Sunday, June 13, 2010
Proposal: Independent Digital Preservation Laboratoria
I had discussion a few days ago with sound artists Tengal, Erick Calilan and Cris Garcimo, about how the published works the late Dr. Jose Maceda (contemporary composer and ethnomusicologist) were either out of print or scattered in journals, many of which had ceased to exist. Of course, this is the case with the writings of almost all Filipino scholars, theorists and writers. The conversation grew like a rogue yahoogroup on Erick's facebook wall, with digressions about the books we had, books we were reading, books we wanted to read. At some point I proposed that the solution would be an independent, crowdsourced digital preservation program. Digitizing books could even be a social occasion, a weekly get-together where groups of people could chip at the massive problem around potluck, coffee and conversations about the books and the field that concerned them. The sessions could even bear fruit in more writing that might be uploaded, or passed around. It could happen in somebody's living room or even a sympathetic cafe, using a DIY bookscanner like one of the ones pictured at the source of the photo above: www.diybookscanner.org, founded by Daniel Reetz. (They even have their own scan correction software!)
I like this notion of independent workshop-socials, social rituals yoked to creative/cultural/cultural healing activities.

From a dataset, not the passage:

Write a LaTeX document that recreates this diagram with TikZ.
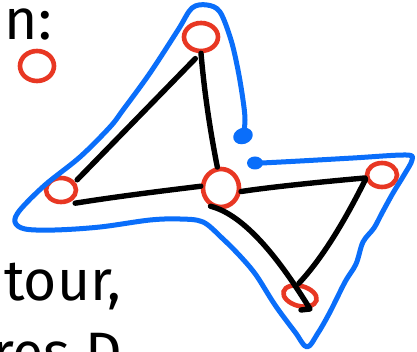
\documentclass[tikz,border=0pt]{standalone}
\usepackage{fontspec}
\setmainfont{Fira Sans}
\usetikzlibrary{shapes.geometric}
\definecolor{penblue}{RGB}{10,110,250}
\definecolor{penred}{RGB}{232,55,35}
\tikzset{
  x=1pt, y=-1pt,
  vertex/.style={ellipse, draw=penred, line width=4.6pt, inner sep=0pt},
  edge/.style={draw=black, line width=5.4pt, line cap=round, line join=round},
  outline/.style={draw=penblue, line width=5pt, line cap=round, line join=round},
  hand/.style={font=\fontsize{57}{60}\selectfont, inner sep=0pt, text=black},
}
\begin{document}
\begin{tikzpicture}
\useasboundingbox (0,0) rectangle (417,352);
\clip (0,0) rectangle (417,352);
\fill[white] (0,0) rectangle (417,352);

% text fragments
\node[hand, anchor=base east] (t1) at (52,40) {n:};
\node[hand, anchor=base west] (t2) at (4,300) {tour,};
\node[hand, anchor=base west] (t3) at (-8,372) {res D};

% vertices
\node[vertex, minimum width=34pt, minimum height=30pt] (lg) at (37,66) {};
\node[vertex, minimum width=34pt, minimum height=28pt] (tp) at (201,37) {};
\node[vertex, minimum width=30pt, minimum height=24pt] (lf) at (61,190) {};
\node[vertex, minimum width=36pt, minimum height=38pt] (md) at (221,188) {};
\node[vertex, minimum width=30pt, minimum height=24pt] (rt) at (382,175) {};
\node[vertex, minimum width=34pt, minimum height=20pt, rotate=-15] (bt) at (300,296) {};

% tour edges
\path (tp.250) ++(0,6) coordinate (a1);
\path (lf.40) ++(4,0) coordinate (a2);
\draw[edge] (a1) -- (a2);
\draw[edge] (tp.270) .. controls (205,100) and (212,140) .. (md.100);
\path (lf.320) ++(2,3) coordinate (b1);
\draw[edge] (b1) .. controls (120,196) and (170,190) .. (md.175);
\draw[edge] (md.350) .. controls (270,187) and (330,181) .. (rt.190);
\draw[edge] (rt.195) .. controls (355,200) and (330,250) .. (bt.110);
\coordinate (c1) at (310,309);
\coordinate (c2) at (301,310);
\draw[edge] (md.240) .. controls (245,215) and (280,260) .. (c1) -- (c2);

% blue outline
\draw[outline] plot[smooth, tension=0.55] coordinates {
  (243,139) (245,120) (243,100) (238,70) (231,40) (220,12) (207,5) (192,8)
  (178,30) (150,73) (123,110) (110,127) (80,157) (45,185) (20,210) (15,222)
  (25,229) (55,230) (100,227) (150,220) (180,219) (203,222) (222,238)
  (240,256) (256,275) (275,305) (295,332) (307,347) (318,333) (330,312)
  (345,282) (356,264) (363,242) (374,228) (382,213) (393,193) (404,175)
  (412,160) (406,155) (353,158) (300,161) (262,163)};
\fill[penblue, rotate around={20:(243,136)}] (243,136) ellipse (10pt and 8pt);
\fill[penblue] (255,163) ellipse (8pt and 6.5pt);
\end{tikzpicture}
\end{document}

I was thinking that people generally found band rehearsal, sports and Bible study perfectly credible 'independent workgroups' but that the list of activities seemed remarkably few. I was thinking that although these days 'laboratory' means 'a room set aside for scientific work,' it's roots come 'laborare,' the Latin word for labor, and laboratory literally just means 'place of work', or 'workshop'. What would it take for people to see it as a perfectly credible option to create original laboratoria, maybe take pride in the arcaneness/obscurity/outlandishness of their laboratorium?
"We're Ugnayan, an independent laboratorium working on the digital preservation of Dr. Jose Maceda's writings. "
"Kami naman ang Vocodex, we're studying the DSP applications of the Fast Fourier Transform. "
"Wala 'yan sa laboratorium ng lolo ko!"